The Times of India wrote ...
 
It's welcome that an end to the eight-month-long ordeal of the Bhattacharyas, who had lost their children - aged one and three - to Norwegian child services, is finally in sight. Anurup and Sagarika Bhattacharya, Indians resident in Norway, had their children seized and placed in foster care on grounds of parental neglect. But as details of the case emerged, rigid cultural assumptions about parenting, bordering on racism, look like the real culprit. The allegations against the couple included feeding the children by hand, having them sleep in the same bed as their parents, and unsuitable clothes, toys and playing spaces for the toddlers. While the first two charges are easily attributed to cultural difference, the rest are nebulous.
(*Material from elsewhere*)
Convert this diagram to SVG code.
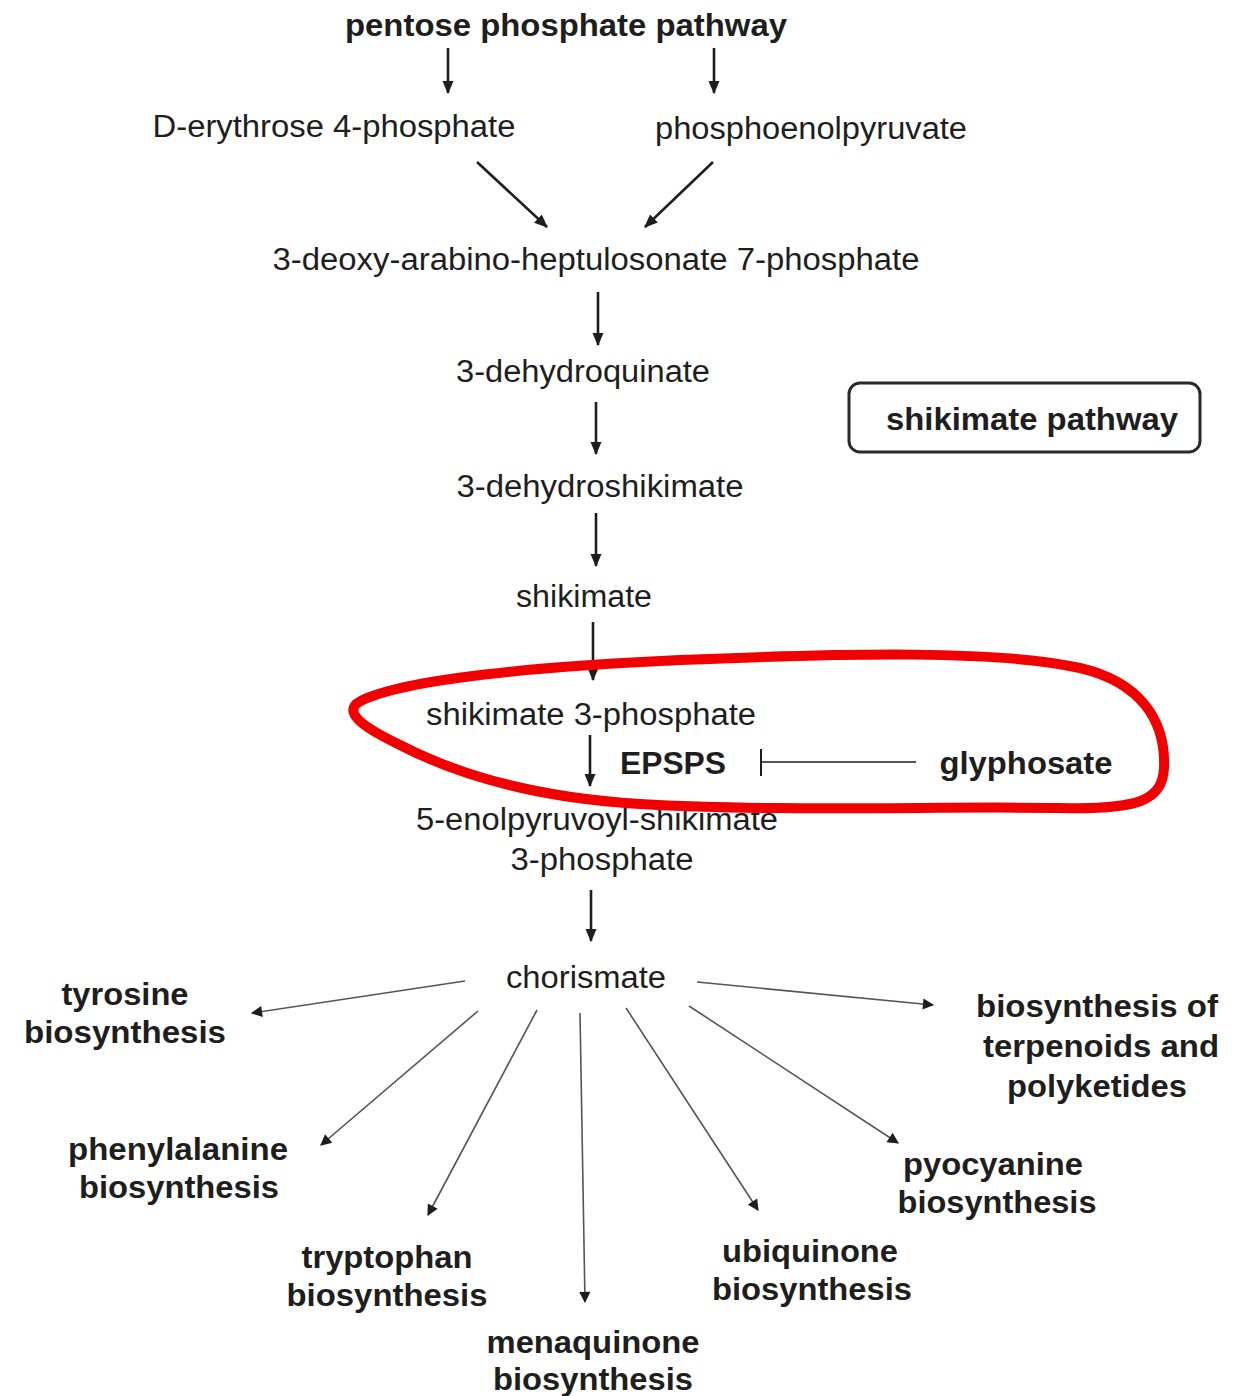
<svg xmlns="http://www.w3.org/2000/svg" width="1251" height="1396" viewBox="0 0 1251 1396">
<style>
text{font-family:"Liberation Sans",Arial,sans-serif;font-size:31px;fill:#1e1e1e;text-anchor:middle}
.b{font-weight:bold}
.main{stroke:#1e1e1e;stroke-width:2.6;fill:none;marker-end:url(#ah)}
.thin{stroke:#555;stroke-width:1.6;fill:none;marker-end:url(#sh)}
</style>
<defs>
<marker id="ah" viewBox="0 0 12 10" refX="11" refY="5" markerWidth="5.2" markerHeight="4.4" markerUnits="strokeWidth" orient="auto"><path d="M0,0 L12,5 L0,10 Z" fill="#1e1e1e"/></marker>
<marker id="sh" viewBox="0 0 10 10" refX="9" refY="5" markerWidth="8" markerHeight="7" markerUnits="strokeWidth" orient="auto"><path d="M0,0 L10,5 L0,10 Z" fill="#1e1e1e"/></marker>
</defs>
<rect width="1251" height="1396" fill="#fff"/>
<g id="connectors">
<line class="main" x1="448" y1="48" x2="448" y2="93"/>
<line class="main" x1="714" y1="48" x2="714" y2="93"/>
<line class="main" x1="477" y1="162" x2="547" y2="227"/>
<line class="main" x1="713" y1="162" x2="645" y2="227"/>
<line class="main" x1="598" y1="292" x2="598" y2="345"/>
<line class="main" x1="596" y1="402" x2="596" y2="454"/>
<line class="main" x1="596" y1="513" x2="596" y2="566"/>
<line class="main" x1="593" y1="622" x2="593" y2="680"/>
<line class="main" x1="590" y1="735" x2="590" y2="786"/>
<line class="main" x1="591" y1="890" x2="591" y2="941"/>
<line stroke="#1e1e1e" stroke-width="2" x1="761" y1="749" x2="761" y2="776"/>
<line stroke="#1e1e1e" stroke-width="1.6" x1="761" y1="762" x2="916" y2="762"/>
<line class="thin" x1="465" y1="981" x2="252" y2="1013"/>
<line class="thin" x1="697" y1="982" x2="933" y2="1005"/>
<line class="thin" x1="478" y1="1011" x2="321" y2="1145"/>
<line class="thin" x1="537" y1="1010" x2="428" y2="1215"/>
<line class="thin" x1="580" y1="1013" x2="585" y2="1302"/>
<line class="thin" x1="626" y1="1008" x2="758" y2="1210"/>
<line class="thin" x1="689" y1="1006" x2="898" y2="1143"/>
</g>
<g id="n-ppp"><text class="b" x="566" y="36" textLength="442" lengthAdjust="spacingAndGlyphs">pentose phosphate pathway</text></g>
<g id="n-e4p"><text x="334" y="137" textLength="363" lengthAdjust="spacingAndGlyphs">D-erythrose 4-phosphate</text></g>
<g id="n-pep"><text x="811" y="139" textLength="312" lengthAdjust="spacingAndGlyphs">phosphoenolpyruvate</text></g>
<g id="n-dahp"><text x="596" y="270" textLength="647" lengthAdjust="spacingAndGlyphs">3-deoxy-arabino-heptulosonate 7-phosphate</text></g>
<g id="n-dhq"><text x="583" y="382" textLength="254" lengthAdjust="spacingAndGlyphs">3-dehydroquinate</text></g>
<g id="n-dhs"><text x="600" y="497" textLength="287" lengthAdjust="spacingAndGlyphs">3-dehydroshikimate</text></g>
<g id="n-shik"><text x="584" y="607" textLength="136" lengthAdjust="spacingAndGlyphs">shikimate</text></g>
<g id="n-s3p"><text x="591" y="725" textLength="330" lengthAdjust="spacingAndGlyphs">shikimate 3-phosphate</text></g>
<g id="n-epsps"><text class="b" x="673" y="774" textLength="106" lengthAdjust="spacingAndGlyphs">EPSPS</text></g>
<g id="n-gly"><text class="b" x="1026" y="774" textLength="173" lengthAdjust="spacingAndGlyphs">glyphosate</text></g>
<g id="n-eps3p"><text x="597" y="830" textLength="362" lengthAdjust="spacingAndGlyphs">5-enolpyruvoyl-shikimate</text><text x="602" y="870" textLength="183" lengthAdjust="spacingAndGlyphs">3-phosphate</text></g>
<g id="n-chor"><text x="586" y="988" textLength="160" lengthAdjust="spacingAndGlyphs">chorismate</text></g>
<g id="n-box"><rect x="849" y="383" width="351" height="69" rx="11" fill="none" stroke="#2a2a2a" stroke-width="3"/><text class="b" x="1032" y="430" textLength="292" lengthAdjust="spacingAndGlyphs">shikimate pathway</text></g>
<g id="n-tyr"><text class="b" x="125" y="1005" textLength="127" lengthAdjust="spacingAndGlyphs">tyrosine</text><text class="b" x="125" y="1043" textLength="202" lengthAdjust="spacingAndGlyphs">biosynthesis</text></g>
<g id="n-phe"><text class="b" x="178" y="1160" textLength="220" lengthAdjust="spacingAndGlyphs">phenylalanine</text><text class="b" x="179" y="1198" textLength="200" lengthAdjust="spacingAndGlyphs">biosynthesis</text></g>
<g id="n-trp"><text class="b" x="387" y="1268" textLength="171" lengthAdjust="spacingAndGlyphs">tryptophan</text><text class="b" x="387" y="1306" textLength="201" lengthAdjust="spacingAndGlyphs">biosynthesis</text></g>
<g id="n-mena"><text class="b" x="593" y="1353" textLength="213" lengthAdjust="spacingAndGlyphs">menaquinone</text><text class="b" x="593" y="1390" textLength="200" lengthAdjust="spacingAndGlyphs">biosynthesis</text></g>
<g id="n-ubi"><text class="b" x="810" y="1262" textLength="176" lengthAdjust="spacingAndGlyphs">ubiquinone</text><text class="b" x="812" y="1300" textLength="200" lengthAdjust="spacingAndGlyphs">biosynthesis</text></g>
<g id="n-pyo"><text class="b" x="993" y="1175" textLength="180" lengthAdjust="spacingAndGlyphs">pyocyanine</text><text class="b" x="997" y="1213" textLength="199" lengthAdjust="spacingAndGlyphs">biosynthesis</text></g>
<g id="n-terp"><text class="b" x="1097" y="1017" textLength="242" lengthAdjust="spacingAndGlyphs">biosynthesis of</text><text class="b" x="1101" y="1057" textLength="236" lengthAdjust="spacingAndGlyphs">terpenoids and</text><text class="b" x="1097" y="1097" textLength="180" lengthAdjust="spacingAndGlyphs">polyketides</text></g>
<g id="highlight"><path d="M356,704 C384,684 500,668 680,660 C850,653 1000,650 1080,668 C1140,682 1166,720 1164,768 C1162,800 1140,810 1060,808 C940,806 780,812 640,804 C540,798 460,776 400,745 C365,728 346,715 356,704 Z" fill="none" stroke="#f20000" stroke-width="10" stroke-linejoin="round"/></g>
</svg>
To separate small children from their parents on such grounds is extreme. Thankfully, following the intervention of the Indian government, Norwegian authorities have come up with the face-saving gesture of moving to hand over the children to their uncle.
 
The Daily Mail reported that ”Norway's Child Protective Service has come under much scrutiny in the past for excessive behaviour in their handling of child cruelty. Lawyer Svein Kjetil Lode Svendsen said: 'There has been a report in UN in 2005 which criticized Norway for taking too many children in public care. The amount was 12,500 children and Norway is a small country.'
 

 
The GOS says: There's one good thing about this cruel and ridiculous story: it's nice to know it's not just in the UK that social workers and unaccountable, secret family courts wield their power in this arbitrary and irresponsible manner.